Hey guys. I’m trying to think and figure out a way that certain games achieve their very large and dynamic maps/regions of their game world.
One example is a grand strategy game such as Victoria or Europa Universalis or Hearts of Iron. You have these hundreds or thousands of regions across the world that are all clickable and they’re very dynamic and contain all sorts of information and you can move units into them, from them etc.
Do you have any tips on how game developers tackle something like this? Do they model out their world(as these are typically games with some geometry representing the world), and then cut it all up to have each region be a separate clickable geometry or maybe store triangle data in a lookup table from the larger whole?
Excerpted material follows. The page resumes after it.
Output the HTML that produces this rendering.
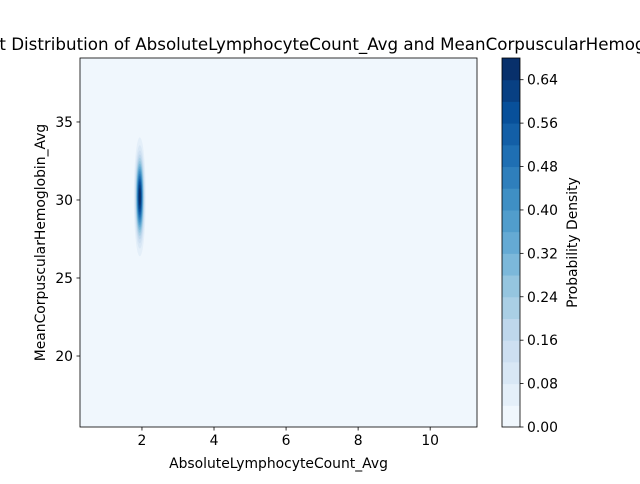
<!DOCTYPE html>
<html><head><meta charset="utf-8"><style>
body{margin:0;background:#fff;font-family:"DejaVu Sans","Liberation Sans",sans-serif;overflow:hidden}
svg text{font-family:"DejaVu Sans","Liberation Sans",sans-serif;font-size:13.9px;fill:#000}
</style></head><body>
<svg id="c" width="640" height="480">
</svg>
<script>
const levels=[0,0.04,0.08,0.12,0.16,0.20,0.24,0.28,0.32,0.36,0.40,0.44,0.48,0.52,0.56,0.60,0.64,0.68];
const center=[1.94,30.2];
const sigma=[0.07,1.6];
const peak=[0.68];
const xTicks=[2,4,6,8,10];
const yTicks=[20,25,30,35];
const cbTicks=[0,0.08,0.16,0.24,0.32,0.40,0.48,0.56,0.64];
const xDom=[0.28,11.3], yDom=[15.45,39.1];
const L=80,R=477,T=58,B=427;
const sx=v=>L+(v-xDom[0])/(xDom[1]-xDom[0])*(R-L);
const sy=v=>B-(v-yDom[0])/(yDom[1]-yDom[0])*(B-T);
const cbY=v=>B-v/0.68*(B-T);
const svg=document.getElementById('c');
const NS='http://www.w3.org/2000/svg';
function mk(t,a,p){const e=document.createElementNS(NS,t);for(const k in a)e.setAttribute(k,a[k]);(p||svg).appendChild(e);return e;}
const stops=[[247,251,255],[222,235,247],[198,219,239],[158,202,225],[107,174,214],[66,146,198],[33,113,181],[8,81,156],[8,48,107]];
function blues(t){const f=Math.min(1,t)*8,i=Math.min(7,Math.floor(f)),r=f-i,a=stops[i],b=stops[i+1];return `rgb(${a.map((v,k)=>Math.round(v+(b[k]-v)*r)).join(',')})`;}
const nb=levels.length-1;
const col=i=>blues(0.035+i/(nb-1)*0.965);
let e=mk('rect',{x:L,y:T,width:R-L,height:B-T,fill:col(0)});

for(let i=1;i<nb;i++){
  const lv=levels[i]; if(lv>=peak[0])break;
  const r=Math.sqrt(2*Math.log(peak[0]/lv));
  const cx=sx(center[0]),cy=sy(center[1]);
  const rx=sx(center[0]+r*sigma[0])-cx, ry=cy-sy(center[1]+r*sigma[1]);
  e=mk('ellipse',{cx:cx,cy:cy,rx:rx,ry:ry,fill:col(i)});
  
}
mk('rect',{x:L,y:T,width:R-L,height:B-T,fill:'none',stroke:'#000','stroke-width':0.8});
xTicks.forEach(v=>{const x=sx(v);mk('line',{x1:x,x2:x,y1:B,y2:B+3.5,stroke:'#000','stroke-width':0.8});
 e=mk('text',{x:x,y:B+18,'text-anchor':'middle'});e.textContent=v;});
yTicks.forEach(v=>{const y=sy(v);mk('line',{x1:L,x2:L-3.5,y1:y,y2:y,stroke:'#000','stroke-width':0.8});
 e=mk('text',{x:L-7,y:y+5,'text-anchor':'end'});e.textContent=v;});
e=mk('text',{x:(L+R)/2,y:468,'text-anchor':'middle'});e.textContent='AbsoluteLymphocyteCount_Avg';
e=mk('text',{x:45,y:(T+B)/2,'text-anchor':'middle',transform:`rotate(-90 45 ${(T+B)/2})`});e.textContent='MeanCorpuscularHemoglobin_Avg';
e=mk('text',{x:-31,y:50,'text-anchor':'start',style:'font-size:16.7px'});e.textContent='Joint Distribution of AbsoluteLymphocyteCount_Avg and MeanCorpuscularHemoglobin_Avg';
const CL=502,CR=520;
for(let i=0;i<nb;i++){const y1=cbY(levels[i+1]),y0=cbY(levels[i]);
 e=mk('rect',{x:CL,y:y1,width:CR-CL,height:y0-y1+0.5,fill:col(i)});}
mk('rect',{x:CL,y:T,width:CR-CL,height:B-T,fill:'none',stroke:'#000','stroke-width':0.8});
cbTicks.forEach(v=>{const y=cbY(v);mk('line',{x1:CR,x2:CR+3.5,y1:y,y2:y,stroke:'#000','stroke-width':0.8});
 e=mk('text',{x:CR+7,y:y+5});e.textContent=v.toFixed(2);});
e=mk('text',{x:577,y:(T+B)/2,'text-anchor':'middle',transform:`rotate(-90 577 ${(T+B)/2})`});e.textContent='Probability Density';
</script>
</body></html>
The way I tackled this sort of thing in a Craps game I was working on was I had the board be its own model… and I had all sorts of invisible shapes I modeled to fit the areas of the board. I found it to be a fairly inelegant approach and want to rethink this.
Another example is a game like Cities in Motion. This game features all sorts of clickable regions on the map. The buildings are clickable, the roads are separate clickable entities. It seems kind of like a tile based system, and I guess it partially is but things are certainly not uniform in region.
This sort of birds eye view of the structure of specific game mechanics represented in games is what typically gives me trouble. I want to try creating a small little tycoon like business simulation game that borrows some elements of both of these map styles, but I want to see if there are some more elegant approaches.
By the way if anybody thinks they know how games like Cities in Motion handles all the flow of information, tile placement and vehicle movements… I would love to pick your brain.